Exercise brief :: Repeat the data that follows, word for word, without the images.

-- start --

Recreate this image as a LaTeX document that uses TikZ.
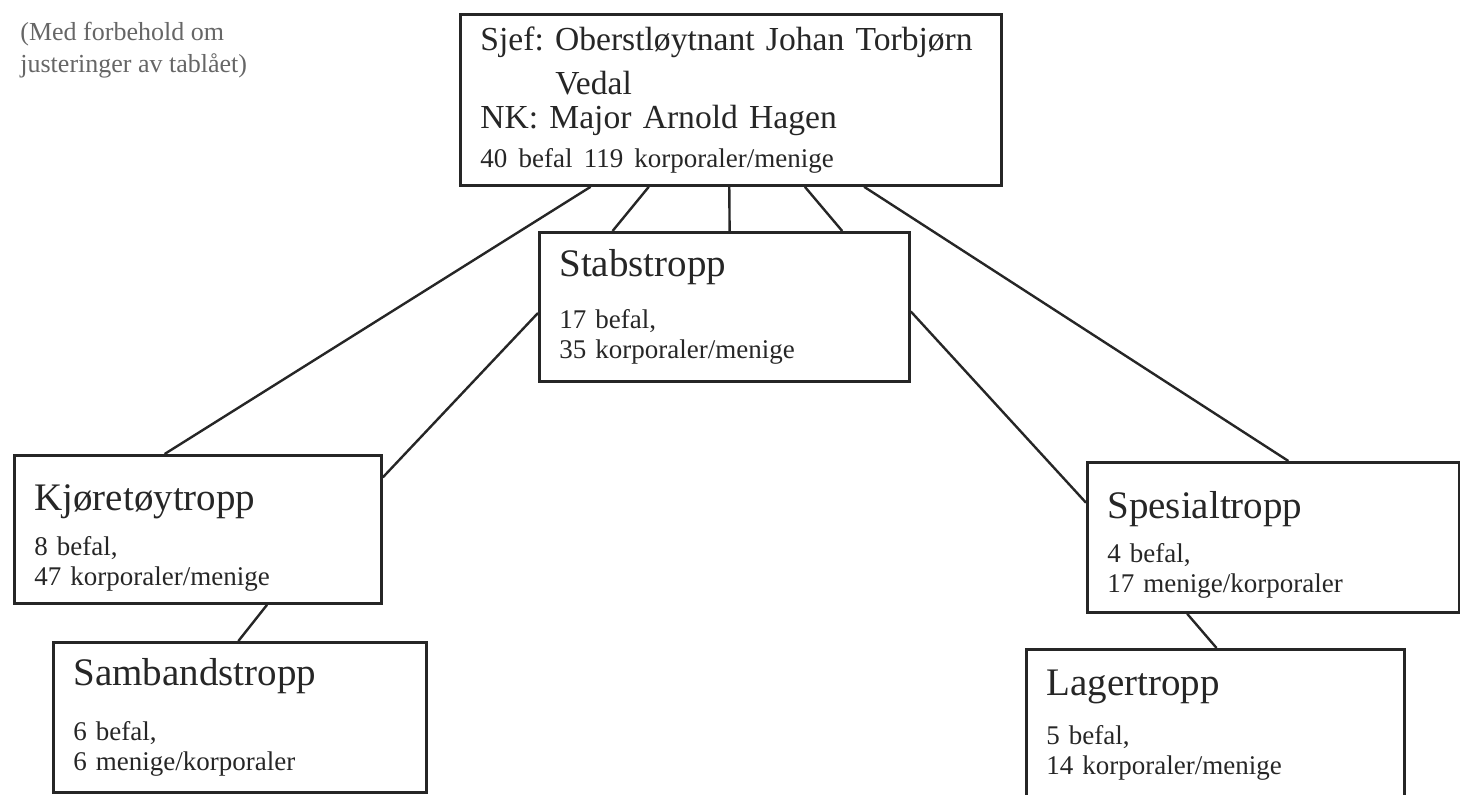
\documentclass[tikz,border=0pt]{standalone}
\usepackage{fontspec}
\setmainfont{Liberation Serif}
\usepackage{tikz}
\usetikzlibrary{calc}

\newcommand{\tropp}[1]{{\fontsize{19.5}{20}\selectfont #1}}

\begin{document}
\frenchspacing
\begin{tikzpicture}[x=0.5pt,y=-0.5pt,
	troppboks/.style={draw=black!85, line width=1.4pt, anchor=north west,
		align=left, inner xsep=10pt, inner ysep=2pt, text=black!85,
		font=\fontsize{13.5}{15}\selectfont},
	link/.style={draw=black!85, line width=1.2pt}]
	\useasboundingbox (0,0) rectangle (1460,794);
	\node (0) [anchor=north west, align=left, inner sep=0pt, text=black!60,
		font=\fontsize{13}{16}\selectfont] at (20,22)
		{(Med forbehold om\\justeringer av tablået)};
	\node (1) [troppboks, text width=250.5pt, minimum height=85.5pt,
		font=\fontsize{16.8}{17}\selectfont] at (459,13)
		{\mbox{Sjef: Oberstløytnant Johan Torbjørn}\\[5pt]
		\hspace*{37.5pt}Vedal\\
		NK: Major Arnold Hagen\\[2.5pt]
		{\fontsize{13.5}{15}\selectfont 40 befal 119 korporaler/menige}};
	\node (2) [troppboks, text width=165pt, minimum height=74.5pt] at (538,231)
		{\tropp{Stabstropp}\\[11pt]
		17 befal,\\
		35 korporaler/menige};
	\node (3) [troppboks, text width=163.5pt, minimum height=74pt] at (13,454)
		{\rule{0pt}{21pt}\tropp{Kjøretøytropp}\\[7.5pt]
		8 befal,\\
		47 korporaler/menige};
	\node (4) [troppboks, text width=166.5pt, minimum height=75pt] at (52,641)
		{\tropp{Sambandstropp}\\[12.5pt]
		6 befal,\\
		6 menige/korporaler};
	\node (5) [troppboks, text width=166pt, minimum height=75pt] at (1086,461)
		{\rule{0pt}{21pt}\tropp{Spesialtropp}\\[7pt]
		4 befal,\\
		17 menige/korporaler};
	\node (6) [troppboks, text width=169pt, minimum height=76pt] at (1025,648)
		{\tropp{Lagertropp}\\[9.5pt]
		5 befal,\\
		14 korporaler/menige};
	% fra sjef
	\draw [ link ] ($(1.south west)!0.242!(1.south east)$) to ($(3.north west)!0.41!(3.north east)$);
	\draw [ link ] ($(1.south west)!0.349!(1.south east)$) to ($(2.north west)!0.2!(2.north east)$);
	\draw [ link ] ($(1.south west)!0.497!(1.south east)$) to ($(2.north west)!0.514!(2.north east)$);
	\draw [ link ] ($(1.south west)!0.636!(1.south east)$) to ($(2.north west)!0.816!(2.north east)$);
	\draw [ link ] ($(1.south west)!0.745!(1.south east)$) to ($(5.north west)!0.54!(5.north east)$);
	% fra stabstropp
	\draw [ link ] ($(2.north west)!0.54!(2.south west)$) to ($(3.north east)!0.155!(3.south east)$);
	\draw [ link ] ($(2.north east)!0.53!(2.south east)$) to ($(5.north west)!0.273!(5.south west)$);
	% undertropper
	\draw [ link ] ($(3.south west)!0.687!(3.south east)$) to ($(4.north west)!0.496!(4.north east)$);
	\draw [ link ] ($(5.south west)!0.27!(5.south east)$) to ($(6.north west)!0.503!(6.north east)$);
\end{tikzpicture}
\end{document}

-- end --

Task answer ::
Recreate this image as a LaTeX document that uses TikZ.
\documentclass[tikz,border=0pt]{standalone}
\usepackage{fontspec}
\setmainfont{Liberation Serif}
\usepackage{tikz}
\usetikzlibrary{calc}

\newcommand{\tropp}[1]{{\fontsize{19.5}{20}\selectfont #1}}

\begin{document}
\frenchspacing
\begin{tikzpicture}[x=0.5pt,y=-0.5pt,
	troppboks/.style={draw=black!85, line width=1.4pt, anchor=north west,
		align=left, inner xsep=10pt, inner ysep=2pt, text=black!85,
		font=\fontsize{13.5}{15}\selectfont},
	link/.style={draw=black!85, line width=1.2pt}]
	\useasboundingbox (0,0) rectangle (1460,794);
	\node (0) [anchor=north west, align=left, inner sep=0pt, text=black!60,
		font=\fontsize{13}{16}\selectfont] at (20,22)
		{(Med forbehold om\\justeringer av tablået)};
	\node (1) [troppboks, text width=250.5pt, minimum height=85.5pt,
		font=\fontsize{16.8}{17}\selectfont] at (459,13)
		{\mbox{Sjef: Oberstløytnant Johan Torbjørn}\\[5pt]
		\hspace*{37.5pt}Vedal\\
		NK: Major Arnold Hagen\\[2.5pt]
		{\fontsize{13.5}{15}\selectfont 40 befal 119 korporaler/menige}};
	\node (2) [troppboks, text width=165pt, minimum height=74.5pt] at (538,231)
		{\tropp{Stabstropp}\\[11pt]
		17 befal,\\
		35 korporaler/menige};
	\node (3) [troppboks, text width=163.5pt, minimum height=74pt] at (13,454)
		{\rule{0pt}{21pt}\tropp{Kjøretøytropp}\\[7.5pt]
		8 befal,\\
		47 korporaler/menige};
	\node (4) [troppboks, text width=166.5pt, minimum height=75pt] at (52,641)
		{\tropp{Sambandstropp}\\[12.5pt]
		6 befal,\\
		6 menige/korporaler};
	\node (5) [troppboks, text width=166pt, minimum height=75pt] at (1086,461)
		{\rule{0pt}{21pt}\tropp{Spesialtropp}\\[7pt]
		4 befal,\\
		17 menige/korporaler};
	\node (6) [troppboks, text width=169pt, minimum height=76pt] at (1025,648)
		{\tropp{Lagertropp}\\[9.5pt]
		5 befal,\\
		14 korporaler/menige};
	% fra sjef
	\draw [ link ] ($(1.south west)!0.242!(1.south east)$) to ($(3.north west)!0.41!(3.north east)$);
	\draw [ link ] ($(1.south west)!0.349!(1.south east)$) to ($(2.north west)!0.2!(2.north east)$);
	\draw [ link ] ($(1.south west)!0.497!(1.south east)$) to ($(2.north west)!0.514!(2.north east)$);
	\draw [ link ] ($(1.south west)!0.636!(1.south east)$) to ($(2.north west)!0.816!(2.north east)$);
	\draw [ link ] ($(1.south west)!0.745!(1.south east)$) to ($(5.north west)!0.54!(5.north east)$);
	% fra stabstropp
	\draw [ link ] ($(2.north west)!0.54!(2.south west)$) to ($(3.north east)!0.155!(3.south east)$);
	\draw [ link ] ($(2.north east)!0.53!(2.south east)$) to ($(5.north west)!0.273!(5.south west)$);
	% undertropper
	\draw [ link ] ($(3.south west)!0.687!(3.south east)$) to ($(4.north west)!0.496!(4.north east)$);
	\draw [ link ] ($(5.south west)!0.27!(5.south east)$) to ($(6.north west)!0.503!(6.north east)$);
\end{tikzpicture}
\end{document}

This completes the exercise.